According to him, “I don’t know why the president will not sign because this is a plus to him to be the one who established the first university of sports. We have hundreds of sports men and women who have retired who will be ready to use this institution to train our athletes; we are not doing well in sports.
“How many events are we going for at the next Olympics? Very clearly, Nigeria has gone down. How many Nigerians are playing in the top four teams of the premier league now? In the days of Okocha, Kanu, and others, those days have gone. We are not breaking any new world records. The Federal University of Sports, Afuze, will help Nigeria to do that”.
Ihonvbere noted that sport “is now big business, big business. The UK, they are making billions every year from sports, not just endorsements; but we are losing money.

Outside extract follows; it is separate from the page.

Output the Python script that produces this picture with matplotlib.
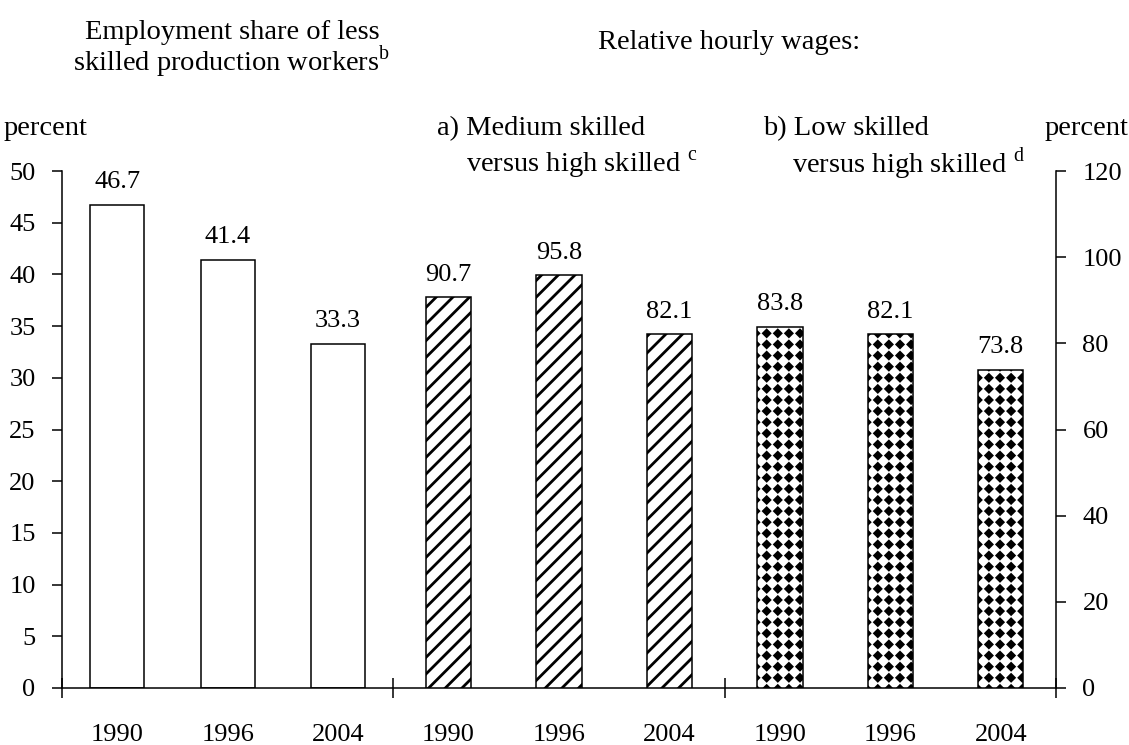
import numpy as np
import matplotlib
matplotlib.use('Agg')
import matplotlib.pyplot as plt
from matplotlib import hatch as mhatch
from matplotlib.path import Path

years = ['1990', '1996', '2004']
employment_share = [46.7, 41.4, 33.3]      # left axis
wage_medium_high = [90.7, 95.8, 82.1]      # right axis
wage_low_high = [83.8, 82.1, 73.8]         # right axis


# square grid of filled diamonds for the '.' hatch (the stock one is staggered tiny dots)
class DiamondGrid(mhatch.HatchPatternBase):
    def __init__(self, hatch, density):
        self.num_rows = 9 if '.' in hatch else 0
        self.num_vertices = (self.num_rows + 1) ** 2 * 5 if self.num_rows else 0

    def set_vertices_and_codes(self, vertices, codes):
        step = 1.0 / self.num_rows
        r = 0.28 * step
        shape = np.array([[0, r], [r, 0], [0, -r], [-r, 0], [0, r]])
        pos = np.arange(self.num_rows + 1) * step
        parts = [shape + [x, y] for y in pos for x in pos]
        vertices[:] = np.concatenate(parts)
        codes[:] = np.tile([Path.MOVETO, Path.LINETO, Path.LINETO, Path.LINETO,
                            Path.CLOSEPOLY], len(parts))


mhatch._hatch_types = [t for t in mhatch._hatch_types
                       if t is not mhatch.SmallFilledCircles] + [DiamondGrid]

plt.rcParams['font.family'] = 'Liberation Serif'
plt.rcParams['font.size'] = 19
plt.rcParams['mathtext.fontset'] = 'custom'
plt.rcParams['mathtext.rm'] = 'Liberation Serif'
plt.rcParams['hatch.linewidth'] = 2.0

W, H = 1129, 745
fig = plt.figure(figsize=(W / 100, H / 100), dpi=100)
ax = fig.add_axes([62 / W, 1 - 688 / H, (1056 - 62) / W, (688 - 171) / H])
ax2 = ax.twinx()

x = np.arange(9)
ax.bar(x[:3], employment_share, 0.49, color='white', edgecolor='black', lw=1.1, zorder=2)
ax2.bar(x[3:6], wage_medium_high, 0.41, color='white', edgecolor='black', lw=1.1,
        hatch='//', zorder=2)
ax2.bar(x[6:], wage_low_high, 0.41, color='white', edgecolor='black', lw=1.1,
        hatch='.', zorder=2)

for xi, v in zip(x[:3], employment_share):
    ax.annotate(f'{v:.1f}', (xi, v), xytext=(0, 12), textcoords='offset points',
                ha='center', va='baseline')
for xi, v in zip(x[3:], wage_medium_high + wage_low_high):
    ax2.annotate(f'{v:.1f}', (xi, v), xytext=(0, 12), textcoords='offset points',
                 ha='center', va='baseline')

ax.set_xlim(-0.5, 8.5)
ax.set_ylim(0, 50)
ax2.set_ylim(0, 120)
ax.set_yticks(range(0, 51, 5))
ax2.set_yticks(range(0, 121, 20))

ax.set_xticks(x)
ax.set_xticklabels(years * 3)
ax.tick_params(axis='x', which='major', length=0, pad=26)
ax.set_xticks([-0.5, 2.5, 5.5, 8.5], minor=True)
ax.tick_params(axis='x', which='minor', direction='inout', length=14, width=1.1)
ax.tick_params(axis='y', direction='out', length=7, width=1.1, pad=12)
ax2.tick_params(axis='y', direction='out', length=7, width=1.1, pad=12)

for a in (ax, ax2):
    a.spines['top'].set_visible(False)
    for s in a.spines.values():
        s.set_linewidth(1.1)
ax.spines['right'].set_visible(False)
ax2.spines['left'].set_visible(False)
ax2.spines['bottom'].set_visible(False)


def ftext(px, py, s, va='baseline', **kw):
    fig.text(px / W, 1 - py / H, s, va=va, fontsize=20.5, **kw)


ftext(232, 20, 'Employment share of less\n' r'skilled production workers$^{\mathrm{b}}$',
      va='top', ha='center', multialignment='center', linespacing=0.93)
ftext(598, 49, 'Relative hourly wages:')
ftext(4, 135, 'percent')
ftext(437, 135, 'a) Medium skilled')
ftext(466, 172, r'versus high skilled $^{\mathrm{c}}$')
ftext(763, 135, 'b) Low skilled')
ftext(792, 172, r'versus high skilled $^{\mathrm{d}}$')
ftext(1128, 135, 'percent', ha='right')

fig.savefig('out.png', dpi=100)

“People are not watching our national Leagues anymore. So, on the side of business, in the part of physical health, in the part of intellectual development, in the part of building capable athletes to represent Nigeria to win laurels, the president will sign it”.
The federal lawmaker further noted that Afuze already had the facilities for the proposed university, stressing that “it is not going to cost money to do it. It is these same facilities that (late Samuel) Ogbemudia used to produce top-rated athletes for Nigeria”.
Applauding the presentation of the mid-term report, a vote of confidence was passed on him by his appreciative constituents for bringing Federal Government presence to his area.
The motion for the vote of confidence was moved by Henry Okaka, and seconded by Fred Omoigberai, a former member of the Edo State House of Assembly.